Das schöne Altenessen- demnächst Boomtown?
Wer mit offenen Augen durch Altenessen spaziert, sieht viele wunderschöne Fleckchen und trifft auf Unmengen wunderbarer Menschen. Hier gibt es ein enormes Potenzial für eine wohn- und lebenswerte Stadt. Wenn Altenessen aufwärts streben will, muss in diesen Tagen äußerst feinfühlig mit Bauprojekten umgegangen werden.
Viel zu viel ist noch zu schaffen in puncto soziale Altlasten. Wer auf Kosten ökonomisch schwacher Gebiete die Antworten auf Flüchtlingsfragen schnell beantwortet sehen will, baut auf wackeligem Grund.
Wer neue Häuser bauen will und proklamiert, dass hier "Wohnraum für Alle" entstehen soll, kann nicht nur einen fadenscheinigen Belegungsquoten-Mix fürs Gelingen anführen oder hoffen, dass der Markt schon alles regeln wird. Das reicht nicht! Im schlimmsten Fall gibt es dann eine Wanderung längst armer Menschen aus maroden Wohnungen in neue subventionierte Gebäude und so bleibt die sorgenvolle Frage: Wer zieht denn dann in den Altbestand? Man hat in Altenessen eben so seine Erfahrungen...
Die Ballungsräume müssen Druck ablassen
Der Druck auf die Ballungsräume beim Thema "Flüchtlinge" wird unterschätzt.
Um einer Ghettoisierung und der Bildung von Parallelgesellschaften vorzubeugen, müssen insbesondere die Stadtteile in den Fokus rücken, die einen Nährboden für diese negative Entwicklung bieten. Wer auf diesem Boden blindlings und konzeptlos baut, verbaut fahrlässig die Chance auf eine gute Zukunft aller.

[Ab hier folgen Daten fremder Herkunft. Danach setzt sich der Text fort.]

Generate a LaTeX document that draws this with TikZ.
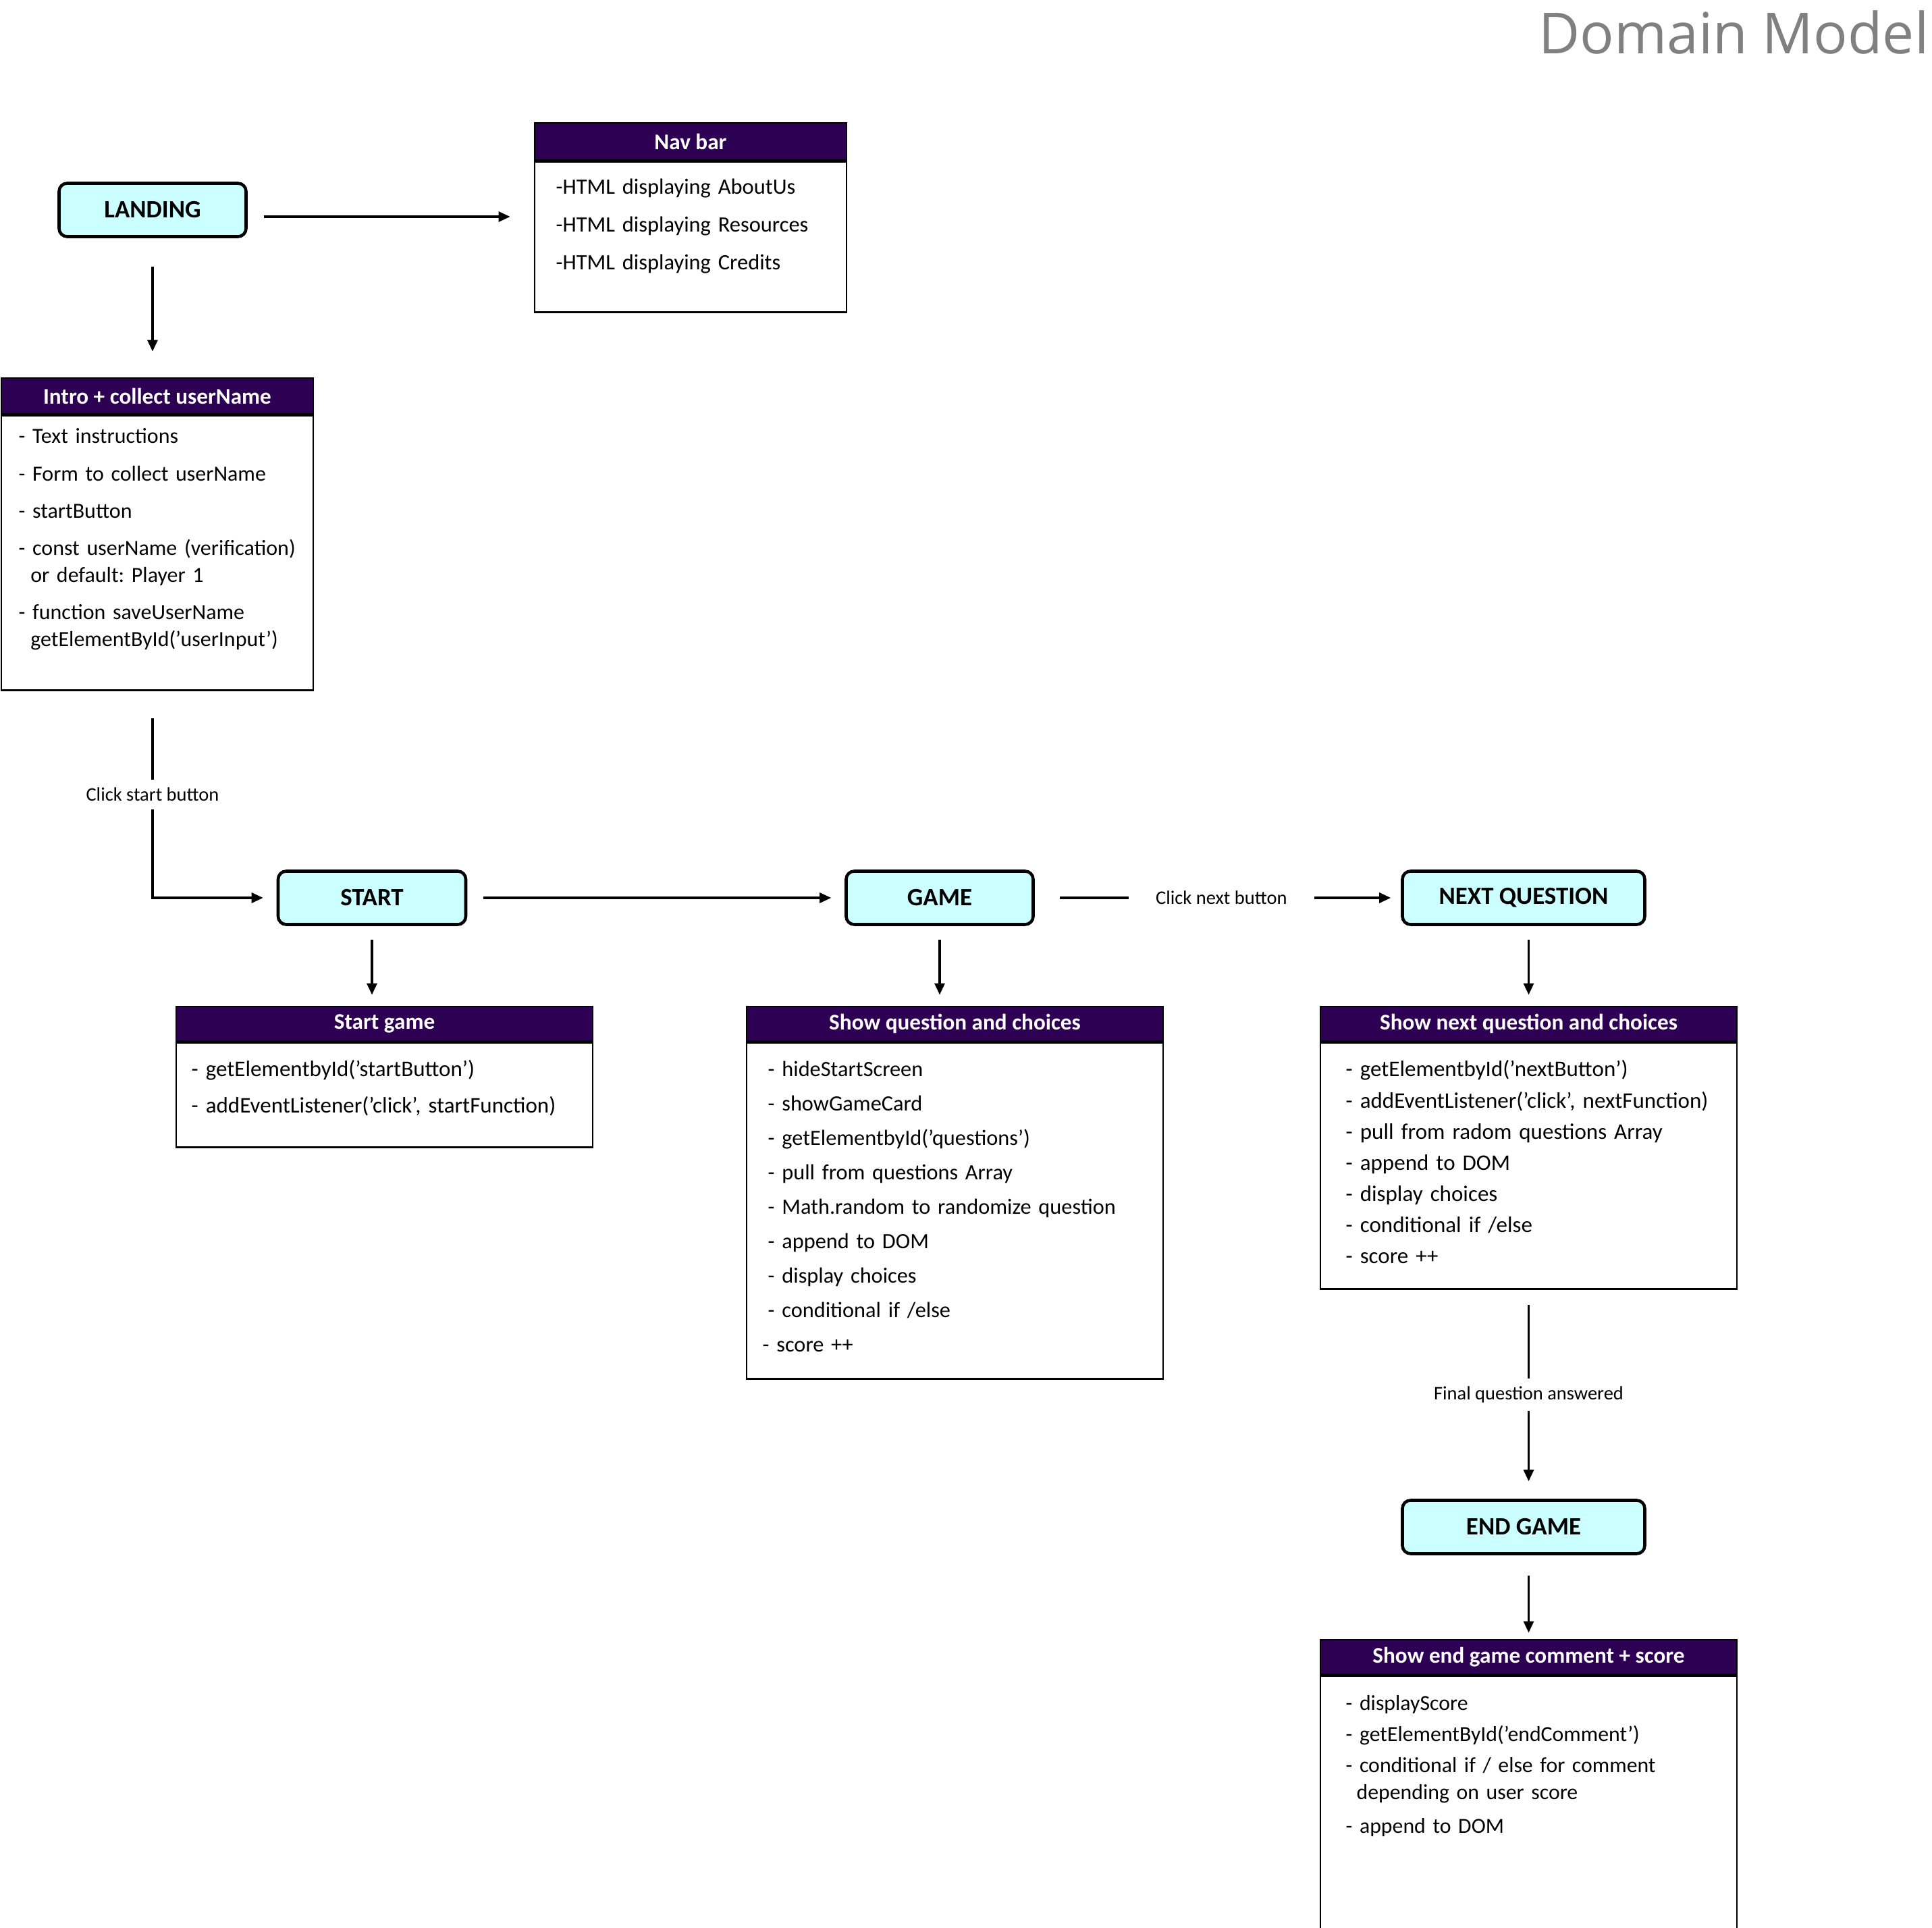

Am Rande: Auch nicht bebaute Flächen in Altenessen haben meiner Meinung nach einen großen Nutzen für die betonierte Ballungsraum-Gesellschaft. Es sind Ruhe-Oasen, naturgewachsene Landschaften, Frischluftschneisen oder Kleingärten, also alles schützenswerte Landschaften, die uns in Zukunft vielleicht sehr fehlen werden.